Word for word, transcribe the lines below and drop the pictures.

====

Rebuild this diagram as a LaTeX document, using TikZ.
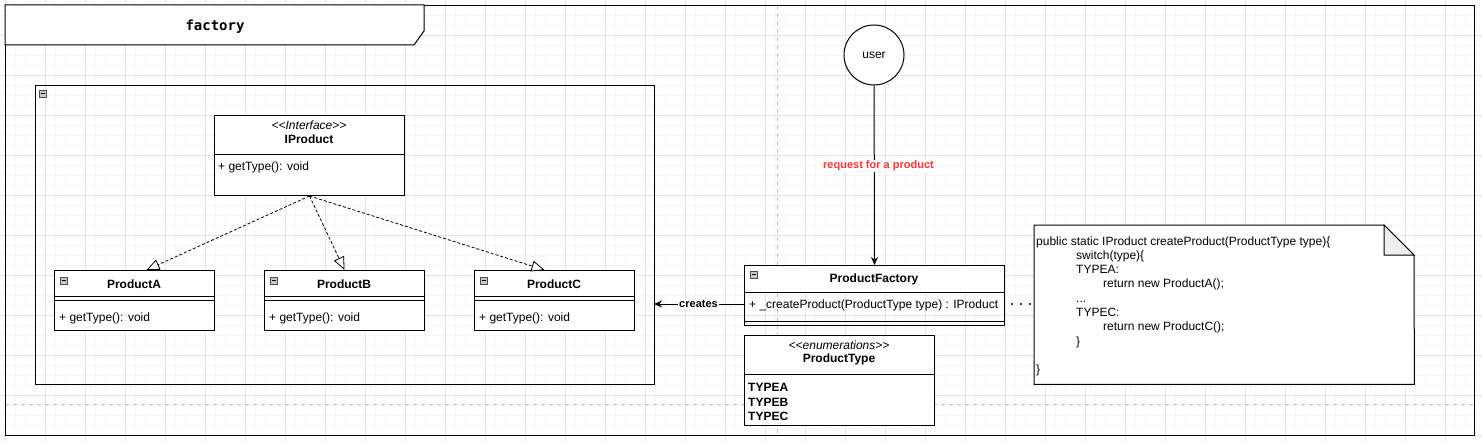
\documentclass[tikz,border=0pt]{standalone}
\usepackage{fontspec}
\setmainfont{Liberation Sans}
\newfontfamily\codefont{DejaVu Sans Mono}
\usetikzlibrary{arrows.meta}
\definecolor{minorg}{RGB}{247,247,247}
\definecolor{majorg}{RGB}{228,228,228}
\definecolor{pageline}{RGB}{192,192,192}
\definecolor{reqred}{RGB}{255,51,51}
\definecolor{foldgray}{RGB}{238,238,238}
\definecolor{icongray}{RGB}{200,200,200}
\newcommand{\lsq}{<\kern0pt<}
\newcommand{\rsq}{>\kern0pt>}
\begin{document}
\begin{tikzpicture}[x=1pt,y=-1pt,
  every node/.style={font=\fontsize{12}{14}\selectfont, inner sep=0pt},
  boxline/.style={draw=black, line width=1pt},
  classbox/.style={boxline, fill=white, anchor=north west, rectangle},
  nofillbox/.style={boxline, anchor=north west, rectangle},
  iconbox/.style={draw=black!70, fill=icongray, line width=0.5pt, anchor=north west, minimum size=7pt},
  cname/.style={font=\fontsize{12}{14}\selectfont\bfseries},
  stereo/.style={font=\fontsize{12}{14}\selectfont\itshape},
  member/.style={anchor=west},
  codeline/.style={anchor=base west},
  realize/.style={draw=black, line width=0.8pt, dash pattern=on 3pt off 2pt, -{Triangle[open, length=13pt, width=11pt, fill=white]}},
  assoc/.style={draw=black, line width=1pt, -{Stealth[length=8pt, width=7pt]}},
  elabel/.style={font=\fontsize{11}{13}\selectfont\bfseries, fill=white, inner sep=1pt},
]
\useasboundingbox (0,0) rectangle (1482,441);
\fill[white] (0,0) rectangle (1482,441);
% grid
\foreach \i in {5,15,...,1475} \draw[minorg, line width=0.8pt] (\i,0) -- (\i,441);
\foreach \j in {5,15,...,435} \draw[minorg, line width=0.8pt] (0,\j) -- (1482,\j);
\foreach \i in {5,45,...,1482} \draw[majorg, line width=0.8pt] (\i,0) -- (\i,441);
\foreach \j in {35,75,...,441} \draw[majorg, line width=0.8pt] (0,\j) -- (1482,\j);
% page boundaries
\draw[pageline, line width=0.8pt, dash pattern=on 4pt off 4pt] (777,5) -- (777,435);
\draw[pageline, line width=0.8pt, dash pattern=on 4pt off 4pt] (5,404) -- (1474,404);

% outer frame
\node[nofillbox, minimum width=1469, minimum height=430] (frame) at (5,5) {};
\draw[boxline, fill=white] (frame.north west) -- (424,5) -- (424,31) -- (414,45) -- (5,45) -- cycle;
\node[font=\codefont\fontsize{14}{16}\selectfont\bfseries] (title) at (215,26.5) {factory};

% container
\node[nofillbox, minimum width=619, minimum height=299] (cont) at (35,85) {};
\node[iconbox] (conticon) at (39,90) {};
\draw[black, line width=0.8pt] ([xshift=1.5pt,yshift=-3.5pt]conticon.north west) -- ([xshift=-1.5pt,yshift=-3.5pt]conticon.north east);

% IProduct
\node[classbox, minimum width=190, minimum height=80] (ip) at (214,115) {};
\draw[boxline] (214,154) -- (404,154);
\node[stereo] (ipst) at (309,125) {\lsq Interface\rsq};
\node[cname] (ipname) at (309,139.5) {IProduct};
\node[member] (ipm) at (218,167) {+ getType(): void};

% Products
\foreach \x/\nm/\lbl in {54/pa/ProductA, 264/pb/ProductB, 474/pc/ProductC} {
  \node[classbox, minimum width=160, minimum height=60] (\nm) at (\x,270) {};
  \draw[boxline] (\x,296.5) -- (\x+160,296.5);
  \draw[boxline] (\x,300) -- (\x+160,300);
  \node[iconbox] (\nm icon) at (\x+6,276.5) {};
  \draw[black, line width=0.8pt] ([xshift=1.5pt,yshift=-3.5pt]\nm icon.north west) -- ([xshift=-1.5pt,yshift=-3.5pt]\nm icon.north east);
  \node[cname] (\nm name) at (\x+80,284) {\lbl};
  \node[member] (\nm m) at (\x+5,318) {+ getType(): void};
}

% realization arrows
\draw[realize] (ip.south) -- ([xshift=12pt]pa.north);
\draw[realize] (ip.south) -- (pb.north);
\draw[realize] (ip.south) -- ([xshift=-10pt]pc.north);

% user
\node[draw=black, line width=1pt, circle, fill=white, minimum size=60pt] (user) at (874,55) {user};

% ProductFactory
\draw[boxline, fill=white] (744,265) rectangle (1004,292);
\node[nofillbox, minimum width=260, minimum height=60] (pf) at (744,265) {};
\draw[boxline] (744,321) -- (1004,321);
\node[iconbox] (pficon) at (750,271) {};
\draw[black, line width=0.8pt] ([xshift=1.5pt,yshift=-3.5pt]pficon.north west) -- ([xshift=-1.5pt,yshift=-3.5pt]pficon.north east);
\node[cname] (pfname) at (874,279) {ProductFactory};
\node[member] (pfm) at (749,305) {+ \_createProduct(ProductType type) : IProduct};

% request arrow
\draw[assoc] (user) -- (pf.north);
\node[elabel, text=reqred] (req) at (878.5,166) {request for a product};

% creates arrow
\coordinate (pfleft) at (744,304);
\coordinate (contright) at (654,304);
\draw[assoc] (pfleft) -- (contright);
\node[elabel] (creates) at (698.5,304) {creates};

% ProductType
\node[classbox, minimum width=190, minimum height=90] (pt) at (744,335) {};
\draw[boxline] (744,374) -- (934,374);
\node[stereo] (ptst) at (839,345) {\lsq enumerations\rsq};
\node[cname] (ptname) at (839,359.5) {ProductType};
\node[member, cname] (ta) at (748,387.5) {TYPEA};
\node[member, cname] (tb) at (748,402) {TYPEB};
\node[member, cname] (tc) at (748,416.5) {TYPEC};

% note
\node[anchor=north west, minimum width=380, minimum height=159] (note) at (1034,225) {};
\draw[boxline, fill=white] (note.north west) -- (1384,225) -- (1414,255) -- (note.south east) -- (note.south west) -- cycle;
\draw[boxline, fill=foldgray] (1384,225) -- (1384,255) -- (1414,255) -- cycle;
\node[codeline] (c1) at (1036,245) {public static IProduct createProduct(ProductType type)\{};
\node[codeline] (c2) at (1076,259.3) {switch(type)\{};
\node[codeline] (c3) at (1076,273.6) {TYPEA:};
\node[codeline] (c4) at (1103,287.9) {return new ProductA();};
\node[codeline] (c5) at (1076,302.2) {...};
\node[codeline] (c6) at (1076,316.5) {TYPEC:};
\node[codeline] (c7) at (1103,330.8) {return new ProductC();};
\node[codeline] (c8) at (1076,345.1) {\}};
\node[codeline] (c9) at (1036,373.7) {\}};

% dotted link factory -> note
\draw[black, line width=2.2pt, line cap=round, dash pattern=on 0pt off 9pt] ([xshift=7pt]pf.east |- pfleft) -- (note.west |- pfleft);
\end{tikzpicture}
\end{document}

====

TASK SOLUTION ▸
Rebuild this diagram as a LaTeX document, using TikZ.
\documentclass[tikz,border=0pt]{standalone}
\usepackage{fontspec}
\setmainfont{Liberation Sans}
\newfontfamily\codefont{DejaVu Sans Mono}
\usetikzlibrary{arrows.meta}
\definecolor{minorg}{RGB}{247,247,247}
\definecolor{majorg}{RGB}{228,228,228}
\definecolor{pageline}{RGB}{192,192,192}
\definecolor{reqred}{RGB}{255,51,51}
\definecolor{foldgray}{RGB}{238,238,238}
\definecolor{icongray}{RGB}{200,200,200}
\newcommand{\lsq}{<\kern0pt<}
\newcommand{\rsq}{>\kern0pt>}
\begin{document}
\begin{tikzpicture}[x=1pt,y=-1pt,
  every node/.style={font=\fontsize{12}{14}\selectfont, inner sep=0pt},
  boxline/.style={draw=black, line width=1pt},
  classbox/.style={boxline, fill=white, anchor=north west, rectangle},
  nofillbox/.style={boxline, anchor=north west, rectangle},
  iconbox/.style={draw=black!70, fill=icongray, line width=0.5pt, anchor=north west, minimum size=7pt},
  cname/.style={font=\fontsize{12}{14}\selectfont\bfseries},
  stereo/.style={font=\fontsize{12}{14}\selectfont\itshape},
  member/.style={anchor=west},
  codeline/.style={anchor=base west},
  realize/.style={draw=black, line width=0.8pt, dash pattern=on 3pt off 2pt, -{Triangle[open, length=13pt, width=11pt, fill=white]}},
  assoc/.style={draw=black, line width=1pt, -{Stealth[length=8pt, width=7pt]}},
  elabel/.style={font=\fontsize{11}{13}\selectfont\bfseries, fill=white, inner sep=1pt},
]
\useasboundingbox (0,0) rectangle (1482,441);
\fill[white] (0,0) rectangle (1482,441);
% grid
\foreach \i in {5,15,...,1475} \draw[minorg, line width=0.8pt] (\i,0) -- (\i,441);
\foreach \j in {5,15,...,435} \draw[minorg, line width=0.8pt] (0,\j) -- (1482,\j);
\foreach \i in {5,45,...,1482} \draw[majorg, line width=0.8pt] (\i,0) -- (\i,441);
\foreach \j in {35,75,...,441} \draw[majorg, line width=0.8pt] (0,\j) -- (1482,\j);
% page boundaries
\draw[pageline, line width=0.8pt, dash pattern=on 4pt off 4pt] (777,5) -- (777,435);
\draw[pageline, line width=0.8pt, dash pattern=on 4pt off 4pt] (5,404) -- (1474,404);

% outer frame
\node[nofillbox, minimum width=1469, minimum height=430] (frame) at (5,5) {};
\draw[boxline, fill=white] (frame.north west) -- (424,5) -- (424,31) -- (414,45) -- (5,45) -- cycle;
\node[font=\codefont\fontsize{14}{16}\selectfont\bfseries] (title) at (215,26.5) {factory};

% container
\node[nofillbox, minimum width=619, minimum height=299] (cont) at (35,85) {};
\node[iconbox] (conticon) at (39,90) {};
\draw[black, line width=0.8pt] ([xshift=1.5pt,yshift=-3.5pt]conticon.north west) -- ([xshift=-1.5pt,yshift=-3.5pt]conticon.north east);

% IProduct
\node[classbox, minimum width=190, minimum height=80] (ip) at (214,115) {};
\draw[boxline] (214,154) -- (404,154);
\node[stereo] (ipst) at (309,125) {\lsq Interface\rsq};
\node[cname] (ipname) at (309,139.5) {IProduct};
\node[member] (ipm) at (218,167) {+ getType(): void};

% Products
\foreach \x/\nm/\lbl in {54/pa/ProductA, 264/pb/ProductB, 474/pc/ProductC} {
  \node[classbox, minimum width=160, minimum height=60] (\nm) at (\x,270) {};
  \draw[boxline] (\x,296.5) -- (\x+160,296.5);
  \draw[boxline] (\x,300) -- (\x+160,300);
  \node[iconbox] (\nm icon) at (\x+6,276.5) {};
  \draw[black, line width=0.8pt] ([xshift=1.5pt,yshift=-3.5pt]\nm icon.north west) -- ([xshift=-1.5pt,yshift=-3.5pt]\nm icon.north east);
  \node[cname] (\nm name) at (\x+80,284) {\lbl};
  \node[member] (\nm m) at (\x+5,318) {+ getType(): void};
}

% realization arrows
\draw[realize] (ip.south) -- ([xshift=12pt]pa.north);
\draw[realize] (ip.south) -- (pb.north);
\draw[realize] (ip.south) -- ([xshift=-10pt]pc.north);

% user
\node[draw=black, line width=1pt, circle, fill=white, minimum size=60pt] (user) at (874,55) {user};

% ProductFactory
\draw[boxline, fill=white] (744,265) rectangle (1004,292);
\node[nofillbox, minimum width=260, minimum height=60] (pf) at (744,265) {};
\draw[boxline] (744,321) -- (1004,321);
\node[iconbox] (pficon) at (750,271) {};
\draw[black, line width=0.8pt] ([xshift=1.5pt,yshift=-3.5pt]pficon.north west) -- ([xshift=-1.5pt,yshift=-3.5pt]pficon.north east);
\node[cname] (pfname) at (874,279) {ProductFactory};
\node[member] (pfm) at (749,305) {+ \_createProduct(ProductType type) : IProduct};

% request arrow
\draw[assoc] (user) -- (pf.north);
\node[elabel, text=reqred] (req) at (878.5,166) {request for a product};

% creates arrow
\coordinate (pfleft) at (744,304);
\coordinate (contright) at (654,304);
\draw[assoc] (pfleft) -- (contright);
\node[elabel] (creates) at (698.5,304) {creates};

% ProductType
\node[classbox, minimum width=190, minimum height=90] (pt) at (744,335) {};
\draw[boxline] (744,374) -- (934,374);
\node[stereo] (ptst) at (839,345) {\lsq enumerations\rsq};
\node[cname] (ptname) at (839,359.5) {ProductType};
\node[member, cname] (ta) at (748,387.5) {TYPEA};
\node[member, cname] (tb) at (748,402) {TYPEB};
\node[member, cname] (tc) at (748,416.5) {TYPEC};

% note
\node[anchor=north west, minimum width=380, minimum height=159] (note) at (1034,225) {};
\draw[boxline, fill=white] (note.north west) -- (1384,225) -- (1414,255) -- (note.south east) -- (note.south west) -- cycle;
\draw[boxline, fill=foldgray] (1384,225) -- (1384,255) -- (1414,255) -- cycle;
\node[codeline] (c1) at (1036,245) {public static IProduct createProduct(ProductType type)\{};
\node[codeline] (c2) at (1076,259.3) {switch(type)\{};
\node[codeline] (c3) at (1076,273.6) {TYPEA:};
\node[codeline] (c4) at (1103,287.9) {return new ProductA();};
\node[codeline] (c5) at (1076,302.2) {...};
\node[codeline] (c6) at (1076,316.5) {TYPEC:};
\node[codeline] (c7) at (1103,330.8) {return new ProductC();};
\node[codeline] (c8) at (1076,345.1) {\}};
\node[codeline] (c9) at (1036,373.7) {\}};

% dotted link factory -> note
\draw[black, line width=2.2pt, line cap=round, dash pattern=on 0pt off 9pt] ([xshift=7pt]pf.east |- pfleft) -- (note.west |- pfleft);
\end{tikzpicture}
\end{document}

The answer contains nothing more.